New SARS-CoV-2 variants arise and spread with great stealth, but that hasn’t stopped Africa’s genomic sleuths from spotting a host of these threats — and alerting the rest of the world. Now an analysis details how the rapid growth in Africa’s sequencing capacity has aided global SARS-CoV-2 surveillance1. It also reveals that most variants were imported into Africa more often than they were exported from the continent.
The study, published in Science, shows that “African scientists can work together to produce high-level science”, says co-author Tulio de Oliveira, a bioinformatician at Stellenbosch University in South Africa. “Before, it was almost the norm that African scientists would work with a northern partner to produce that kind of level of science.”
In March 2020, during the early days of the pandemic, fewer than 15 of the 55 countries recognized by the African Union had the necessary infrastructure to sequence genomes. Now 39 have their own sequencing facilities. And what began as a small group of researchers in Africa meeting virtually has ballooned into a consortium involving more than 400 scientists and public-health officials from across the continent and beyond working together to track the spread of SARS-CoV-2 variants and monitor changes in the variants’ genomes.

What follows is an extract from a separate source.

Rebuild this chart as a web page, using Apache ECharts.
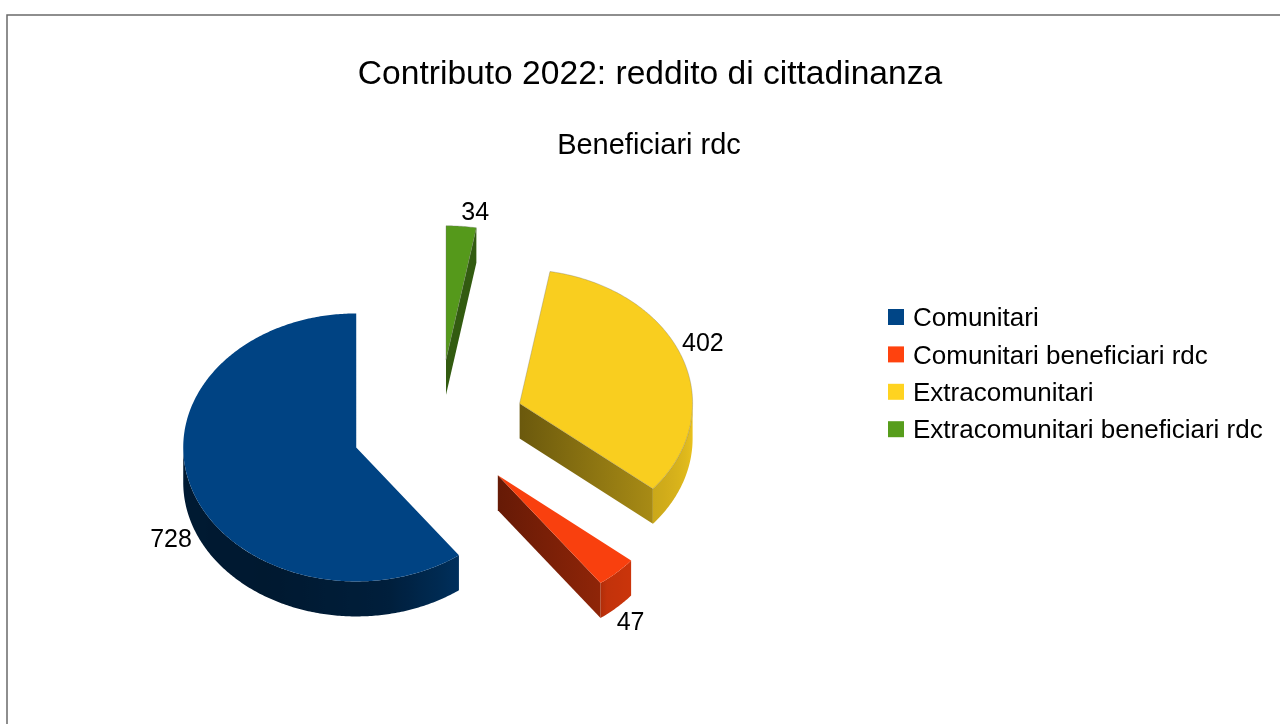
<!DOCTYPE html>
<html><head><meta charset="utf-8">
<script src="https://cdn.jsdelivr.net/npm/echarts@6/dist/echarts.min.js"></script>
<style>html,body{margin:0;padding:0;background:#fff}#c{width:1280px;height:724px}</style>
</head><body><div id="c"></div>
<script>
const categories = ['Comunitari', 'Comunitari beneficiari rdc', 'Extracomunitari', 'Extracomunitari beneficiari rdc'];
const values = [728, 47, 402, 34];
const colors = ['#004586', '#ff420e', '#ffd320', '#579d1c'];

const FONT = '"Liberation Sans", Arial, sans-serif';
const PIE = { cx: 438.4, cy: 426.5, rx: 173, ry: 134, depth: 35, explode: 0.5 };
const total = values.reduce((a, b) => a + b, 0);

function hex(c) { return [1, 3, 5].map(i => parseInt(c.substr(i, 2), 16)); }
function shade(c, f) { const r = hex(c).map(v => Math.round(v * f)); return 'rgb(' + r.join(',') + ')'; }
function lerpTable(t, a) {
  for (let i = 1; i < t.length; i++) {
    if (a <= t[i][0]) { const p = (a - t[i - 1][0]) / (t[i][0] - t[i - 1][0]); return t[i - 1][1] + p * (t[i][1] - t[i - 1][1]); }
  }
  return t[t.length - 1][1];
}
const rimLight = [[90, .38], [150, .36], [190, .44], [216, .68], [219, .76], [232, .8], [270, .93]];

function renderSlice(index) {
  return function (params, api) {
    const v = api.value(0);
    let before = 0;
    for (let i = 0; i < index; i++) before += values[i];
    const a0 = before / total * 360, a1 = a0 + v / total * 360, mid = (a0 + a1) / 2;
    const col = colors[index];
    const R = d => d * Math.PI / 180;
    const ux = a => -PIE.rx * Math.sin(R(a)), uy = a => -PIE.ry * Math.cos(R(a));
    const cx = PIE.cx + ux(mid) * PIE.explode, cy = PIE.cy + uy(mid) * PIE.explode;
    const pt = a => [cx + ux(a), cy + uy(a)];
    const arc = (s, e) => { const n = Math.max(2, Math.ceil(Math.abs(e - s) * 1.5)), o = []; for (let i = 0; i <= n; i++) o.push(pt(s + (e - s) * i / n)); return o; };
    const down = p => [p[0], p[1] + PIE.depth];
    const children = [];
    const wall = (p, lo, hi) => {
      const o = [cx, cy];
      const x0 = Math.min(o[0], p[0]), x1 = Math.max(o[0], p[0]);
      children.push({
        type: 'polygon', shape: { points: [o, p, down(p), down(o)] }, silent: true,
        style: { fill: new echarts.graphic.LinearGradient(x0, 0, x1, 0, [{ offset: 0, color: shade(col, lo) }, { offset: 1, color: shade(col, hi) }], true) }
      });
    };
    // radial cut face turned towards the viewer (leading edge of the slice)
    if (a0 > 200 && a0 < 232) wall(pt(a0), index === 2 ? .42 : .4, index === 2 ? .66 : .56);
    if (a0 > 340) wall(pt(a0), .58, .58);
    // rim on the front half of the ellipse
    const rs = Math.max(a0, 90), re = Math.min(a1, 270);
    if (re > rs) {
      const top = arc(rs, re), bottom = top.map(down).reverse();
      const xs = top.map(p => p[0]);
      const x0 = Math.min(...xs), x1 = Math.max(...xs);
      const stops = top.map((p, idx) => ({
        offset: x1 > x0 ? (p[0] - x0) / (x1 - x0) : 0,
        color: shade(col, lerpTable(rimLight, rs + (re - rs) * idx / (top.length - 1)))
      })).filter((s, i) => i % 4 === 0 || i === top.length - 1).sort((m, n) => m.offset - n.offset);
      children.push({
        type: 'polygon', shape: { points: top.concat(bottom) }, silent: true,
        style: { fill: new echarts.graphic.LinearGradient(x0, 0, x1, 0, stops, true) }
      });
    }
    // top face
    children.push({
      type: 'polygon', shape: { points: [[cx, cy]].concat(arc(a0, a1)) }, silent: true,
      style: { fill: shade(col, .975), stroke: index >= 2 ? 'rgba(110,110,110,0.4)' : null, lineWidth: 0.8 }
    });
    // value label
    const p = pt(mid), below = p[1] > cy, right = p[0] > cx;
    children.push({
      type: 'text', silent: true,
      style: {
        text: String(v), x: p[0], y: below ? p[1] + PIE.depth + 3 : p[1] - 1,
        align: right ? 'left' : 'right', verticalAlign: below ? 'top' : 'bottom',
        font: '25px ' + FONT, fill: '#000'
      }
    });
    return { type: 'group', children };
  };
}

const chart = echarts.init(document.getElementById('c'), null, { renderer: 'canvas' });
chart.setOption({
  animation: false,
  backgroundColor: '#fff',
  title: [
    { text: 'Contributo 2022: reddito di cittadinanza', left: 650, top: 58, padding: 0, textAlign: 'center', textStyle: { fontFamily: FONT, fontSize: 33.6, fontWeight: 'normal', color: '#000' } },
    { text: 'Beneficiari rdc', left: 649, top: 131, padding: 0, textAlign: 'center', textStyle: { fontFamily: FONT, fontSize: 29, fontWeight: 'normal', color: '#000' } }
  ],
  legend: {
    orient: 'vertical', left: 888, top: 302, itemWidth: 16, itemHeight: 16, itemGap: 7.4, padding: 0,
    icon: 'rect', selectedMode: false, data: categories,
    formatter: n => '{t|' + n + '}',
    textStyle: {
      padding: [0, 0, 0, 4],
      rich: { t: { fontFamily: FONT, fontSize: 26, lineHeight: 28, color: '#000', padding: [4, 0, 0, 0] } }
    }
  },
  graphic: [{
    type: 'polyline', silent: true, z: -1,
    shape: { points: [[7, 724], [7, 15], [1280, 15]] },
    style: { stroke: '#6a6a6a', lineWidth: 1.5, fill: null }
  }],
  series: categories.map((name, i) => ({
    type: 'custom', name, coordinateSystem: 'none', silent: true, clip: false,
    itemStyle: { color: colors[i] }, data: [values[i]], renderItem: renderSlice(i)
  }))
});
</script></body></html>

As the consortium grew, so too did the number of sequenced genomes from Africa. By mid-2021, group members had sequenced more than 10,000 SARS-CoV-2 genomes collected on the continent2. By March this year, the count had reached 100,000.
The authors note that this marks a major milestone in African genomic surveillance. By comparison, only around 3,700 whole HIV genomes from Africa have been sequenced and publicly shared, although the virus has been circulating for decades.
“This paper is incredible,” says Jeremy Kamil, a virologist at Louisiana State University Health Shreveport. “The world needs to see more collaborations like this.”
Genomes from a total of 52 African countries have been deposited in GISAID, an online repository that is the world’s largest digital database of SARS-CoV-2 sequences. Some genomes were sequenced in the countries where they were sampled, some in other African countries and others in laboratories outside Africa.
The researchers found that in-country sequencing offered a clear speed advantage. The median turnaround — the time between the collection of a specimen from an infected individual and the addition of a completed sequence to GISAID — for genomes sequenced locally was 51 days. Median turnaround was 90 days for samples sent to other African countries and 113 days for those sent to facilities elsewhere in the world (see ‘Home-ground advantage’).
These findings “jumped out at me right away”, says Kamil. Speed is crucial when it comes to fighting the virus, he says. If a variant such as Omicron is allowed to spread for even two or three extra weeks before it’s noticed, the world’s already-slow systems for updating vaccines will have even less time to catch up, Kamil adds.
The collection of 100,000 SARS-CoV-2 genomes enabled de Oliveira and his colleagues to map when and where variants were introduced into Africa and how they had spread. The Omicron variant, for example, was first detected in South Africa in November 2021. The researchers found that although the Omicron subvariant BA.1 was exported from Africa at least 55 times — primarily to Europe and North America — it was imported into Africa at least 69 times from Europe and 102 times from North America (see ‘Virus on the go’). These import events brought the variant to African countries outside of the southern part of the continent, says study co-author Eduan Wilkinson, a bioinformatician at Stellenbosch University.
Overall, the team’s analyses indicated that most SARS-CoV-2 variants were more often introduced into Africa from other parts of the world than the other way around. “The ironic part was that Africa was punished a few times from discovery of variants,” de Oliveira says. “But a great majority of the variants, including most of the introductions of Omicron, did not come from Africa.”
De Oliveira and his colleagues plan to adapt the existing sequencing infrastructure to monitor other infectious viruses and bacteria that are of concern in Africa, such as the tuberculosis bacterium, HIV and the Lassa and Ebola viruses. “We have a lot of pathogens to deal with,” de Oliveira says.